What you need to do -> Stop at the line containing "plt.rcParams['font.family'] = ['Liberation": repeat exactly every line of the entries below from the first up to it, plus that line, with pictures omitted.

[Data items]
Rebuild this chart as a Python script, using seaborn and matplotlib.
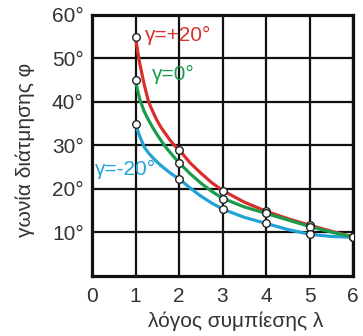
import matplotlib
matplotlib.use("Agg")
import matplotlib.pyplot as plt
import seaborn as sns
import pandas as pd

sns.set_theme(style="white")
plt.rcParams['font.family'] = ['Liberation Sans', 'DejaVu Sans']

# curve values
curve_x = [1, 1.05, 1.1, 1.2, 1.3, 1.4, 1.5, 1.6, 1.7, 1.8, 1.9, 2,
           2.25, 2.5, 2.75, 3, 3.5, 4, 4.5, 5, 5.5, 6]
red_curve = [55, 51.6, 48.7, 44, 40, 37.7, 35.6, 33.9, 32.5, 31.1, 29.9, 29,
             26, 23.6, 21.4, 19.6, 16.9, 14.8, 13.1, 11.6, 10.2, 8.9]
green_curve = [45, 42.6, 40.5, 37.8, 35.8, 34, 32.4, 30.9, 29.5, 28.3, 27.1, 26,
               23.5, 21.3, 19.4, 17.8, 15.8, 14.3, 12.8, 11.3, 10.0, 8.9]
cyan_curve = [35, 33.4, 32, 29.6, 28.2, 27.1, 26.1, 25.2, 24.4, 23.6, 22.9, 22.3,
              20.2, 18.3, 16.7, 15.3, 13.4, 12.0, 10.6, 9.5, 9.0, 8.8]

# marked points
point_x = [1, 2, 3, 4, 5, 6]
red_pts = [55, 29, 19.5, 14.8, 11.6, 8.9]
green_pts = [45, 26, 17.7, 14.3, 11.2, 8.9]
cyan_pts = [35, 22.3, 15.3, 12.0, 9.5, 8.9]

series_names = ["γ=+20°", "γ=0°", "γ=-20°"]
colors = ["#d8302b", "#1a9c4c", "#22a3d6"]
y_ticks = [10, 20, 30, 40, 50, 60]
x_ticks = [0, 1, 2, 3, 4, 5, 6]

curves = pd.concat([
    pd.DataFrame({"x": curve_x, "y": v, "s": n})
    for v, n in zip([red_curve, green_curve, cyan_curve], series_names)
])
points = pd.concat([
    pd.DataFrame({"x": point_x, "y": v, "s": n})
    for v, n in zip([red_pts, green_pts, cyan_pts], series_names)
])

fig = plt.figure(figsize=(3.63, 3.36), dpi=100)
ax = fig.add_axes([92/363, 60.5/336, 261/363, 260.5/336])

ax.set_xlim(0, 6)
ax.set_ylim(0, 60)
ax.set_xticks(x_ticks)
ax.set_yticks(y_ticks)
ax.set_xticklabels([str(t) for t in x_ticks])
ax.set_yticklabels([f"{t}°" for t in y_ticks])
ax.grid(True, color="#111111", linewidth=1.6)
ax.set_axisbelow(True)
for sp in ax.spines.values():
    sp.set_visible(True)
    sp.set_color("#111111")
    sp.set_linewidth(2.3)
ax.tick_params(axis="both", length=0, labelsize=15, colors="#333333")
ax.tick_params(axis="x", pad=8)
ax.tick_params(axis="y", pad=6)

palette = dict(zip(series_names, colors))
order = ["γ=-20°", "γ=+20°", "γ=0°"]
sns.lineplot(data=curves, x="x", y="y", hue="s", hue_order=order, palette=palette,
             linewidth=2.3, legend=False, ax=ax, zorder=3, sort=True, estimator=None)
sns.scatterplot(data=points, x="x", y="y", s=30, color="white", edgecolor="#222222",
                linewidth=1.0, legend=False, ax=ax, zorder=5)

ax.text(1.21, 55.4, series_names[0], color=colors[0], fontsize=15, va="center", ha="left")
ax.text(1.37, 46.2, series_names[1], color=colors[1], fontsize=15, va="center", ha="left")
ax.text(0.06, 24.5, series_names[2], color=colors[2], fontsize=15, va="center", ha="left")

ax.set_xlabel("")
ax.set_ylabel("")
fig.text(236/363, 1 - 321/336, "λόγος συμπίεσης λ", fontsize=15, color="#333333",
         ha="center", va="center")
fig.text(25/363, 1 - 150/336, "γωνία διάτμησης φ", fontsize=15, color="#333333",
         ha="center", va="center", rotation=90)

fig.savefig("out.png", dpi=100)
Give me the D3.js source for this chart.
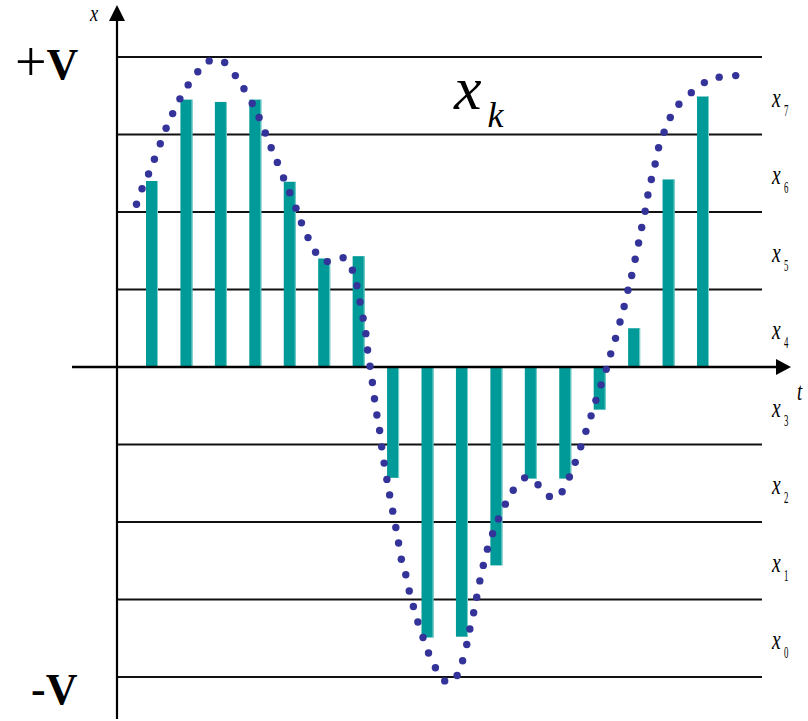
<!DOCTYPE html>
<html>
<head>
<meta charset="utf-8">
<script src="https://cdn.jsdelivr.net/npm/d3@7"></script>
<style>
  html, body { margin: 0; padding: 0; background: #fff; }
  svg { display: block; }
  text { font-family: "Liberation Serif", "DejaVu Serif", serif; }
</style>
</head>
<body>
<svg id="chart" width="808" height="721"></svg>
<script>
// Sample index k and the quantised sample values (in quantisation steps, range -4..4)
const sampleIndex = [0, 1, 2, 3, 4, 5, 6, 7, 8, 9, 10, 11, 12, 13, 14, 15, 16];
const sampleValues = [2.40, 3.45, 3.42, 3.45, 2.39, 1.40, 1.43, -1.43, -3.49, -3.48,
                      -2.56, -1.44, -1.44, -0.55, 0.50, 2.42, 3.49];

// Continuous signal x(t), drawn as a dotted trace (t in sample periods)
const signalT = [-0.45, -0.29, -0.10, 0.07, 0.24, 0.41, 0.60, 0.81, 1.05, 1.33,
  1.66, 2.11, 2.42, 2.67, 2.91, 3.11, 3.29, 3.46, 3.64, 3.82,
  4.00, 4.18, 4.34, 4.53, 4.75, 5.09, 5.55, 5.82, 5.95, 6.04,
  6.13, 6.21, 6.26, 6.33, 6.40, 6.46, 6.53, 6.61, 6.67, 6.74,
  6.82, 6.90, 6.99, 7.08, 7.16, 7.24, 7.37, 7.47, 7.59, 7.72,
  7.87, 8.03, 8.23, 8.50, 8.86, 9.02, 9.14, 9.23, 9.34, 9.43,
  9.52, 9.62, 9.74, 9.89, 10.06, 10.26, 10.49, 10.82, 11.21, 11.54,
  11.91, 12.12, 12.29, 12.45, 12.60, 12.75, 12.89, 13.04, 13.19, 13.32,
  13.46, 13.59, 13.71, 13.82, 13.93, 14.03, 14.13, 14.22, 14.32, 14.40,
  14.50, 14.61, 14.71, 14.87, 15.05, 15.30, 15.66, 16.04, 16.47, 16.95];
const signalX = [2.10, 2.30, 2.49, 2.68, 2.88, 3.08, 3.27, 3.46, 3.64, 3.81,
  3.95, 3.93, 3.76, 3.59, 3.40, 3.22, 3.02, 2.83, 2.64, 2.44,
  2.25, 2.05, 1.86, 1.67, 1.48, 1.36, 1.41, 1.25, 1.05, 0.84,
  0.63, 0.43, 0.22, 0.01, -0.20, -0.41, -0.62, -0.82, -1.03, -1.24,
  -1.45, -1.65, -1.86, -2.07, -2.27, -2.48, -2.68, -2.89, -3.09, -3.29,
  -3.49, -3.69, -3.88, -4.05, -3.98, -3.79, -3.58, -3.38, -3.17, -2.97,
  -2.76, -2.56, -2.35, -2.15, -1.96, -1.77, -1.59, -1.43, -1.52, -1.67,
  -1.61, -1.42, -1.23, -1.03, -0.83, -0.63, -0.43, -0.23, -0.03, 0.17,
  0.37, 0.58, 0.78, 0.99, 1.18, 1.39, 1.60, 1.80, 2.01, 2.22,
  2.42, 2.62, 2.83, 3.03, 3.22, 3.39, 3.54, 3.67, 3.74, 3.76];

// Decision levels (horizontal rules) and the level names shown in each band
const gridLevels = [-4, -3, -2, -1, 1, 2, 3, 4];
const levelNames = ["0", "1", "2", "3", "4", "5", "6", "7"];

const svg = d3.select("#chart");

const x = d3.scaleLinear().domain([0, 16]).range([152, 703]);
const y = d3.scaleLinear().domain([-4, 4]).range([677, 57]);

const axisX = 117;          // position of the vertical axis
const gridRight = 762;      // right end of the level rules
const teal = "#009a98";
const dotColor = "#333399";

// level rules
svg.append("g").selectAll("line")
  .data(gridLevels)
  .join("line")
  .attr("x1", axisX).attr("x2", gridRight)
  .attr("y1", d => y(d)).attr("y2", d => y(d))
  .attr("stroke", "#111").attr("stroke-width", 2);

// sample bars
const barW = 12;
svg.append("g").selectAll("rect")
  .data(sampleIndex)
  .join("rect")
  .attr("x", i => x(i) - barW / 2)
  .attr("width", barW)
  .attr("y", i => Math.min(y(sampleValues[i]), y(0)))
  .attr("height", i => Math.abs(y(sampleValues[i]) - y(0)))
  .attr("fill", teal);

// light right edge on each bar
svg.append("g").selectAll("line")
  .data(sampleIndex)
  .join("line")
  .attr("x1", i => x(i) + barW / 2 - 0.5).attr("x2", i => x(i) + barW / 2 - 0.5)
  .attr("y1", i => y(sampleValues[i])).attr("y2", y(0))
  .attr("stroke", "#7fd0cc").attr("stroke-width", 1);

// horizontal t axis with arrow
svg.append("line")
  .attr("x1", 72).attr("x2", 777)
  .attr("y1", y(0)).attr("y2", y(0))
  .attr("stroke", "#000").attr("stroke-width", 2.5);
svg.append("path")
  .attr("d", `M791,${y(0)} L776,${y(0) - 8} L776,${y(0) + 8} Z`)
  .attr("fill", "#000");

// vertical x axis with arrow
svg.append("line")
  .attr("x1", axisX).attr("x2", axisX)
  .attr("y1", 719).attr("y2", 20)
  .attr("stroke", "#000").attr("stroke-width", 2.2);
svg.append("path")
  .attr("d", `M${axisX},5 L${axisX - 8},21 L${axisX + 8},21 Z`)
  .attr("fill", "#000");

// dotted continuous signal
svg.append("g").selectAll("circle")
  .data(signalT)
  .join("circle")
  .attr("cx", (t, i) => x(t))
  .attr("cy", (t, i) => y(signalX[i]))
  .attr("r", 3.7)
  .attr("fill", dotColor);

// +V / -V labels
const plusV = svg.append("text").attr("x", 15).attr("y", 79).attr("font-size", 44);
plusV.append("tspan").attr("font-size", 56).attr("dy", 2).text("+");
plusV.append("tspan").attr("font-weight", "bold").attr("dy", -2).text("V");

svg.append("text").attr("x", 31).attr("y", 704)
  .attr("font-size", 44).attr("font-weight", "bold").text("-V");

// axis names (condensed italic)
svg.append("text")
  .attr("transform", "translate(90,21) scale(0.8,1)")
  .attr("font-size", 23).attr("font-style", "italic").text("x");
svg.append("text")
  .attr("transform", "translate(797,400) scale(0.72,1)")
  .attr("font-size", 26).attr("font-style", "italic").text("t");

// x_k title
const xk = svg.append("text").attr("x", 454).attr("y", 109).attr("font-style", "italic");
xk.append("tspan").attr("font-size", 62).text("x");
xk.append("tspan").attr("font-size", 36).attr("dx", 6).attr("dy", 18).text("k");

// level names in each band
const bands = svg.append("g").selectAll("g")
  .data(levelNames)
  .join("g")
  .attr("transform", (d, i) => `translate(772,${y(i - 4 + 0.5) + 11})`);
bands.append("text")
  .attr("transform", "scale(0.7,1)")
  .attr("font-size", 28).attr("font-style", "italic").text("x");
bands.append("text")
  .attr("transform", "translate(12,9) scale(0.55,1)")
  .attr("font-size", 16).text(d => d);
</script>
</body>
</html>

Expected answer ->
Rebuild this chart as a Python script, using seaborn and matplotlib.
import matplotlib
matplotlib.use("Agg")
import matplotlib.pyplot as plt
import seaborn as sns
import pandas as pd

sns.set_theme(style="white")
plt.rcParams['font.family'] = ['Liberation Sans', 'DejaVu Sans']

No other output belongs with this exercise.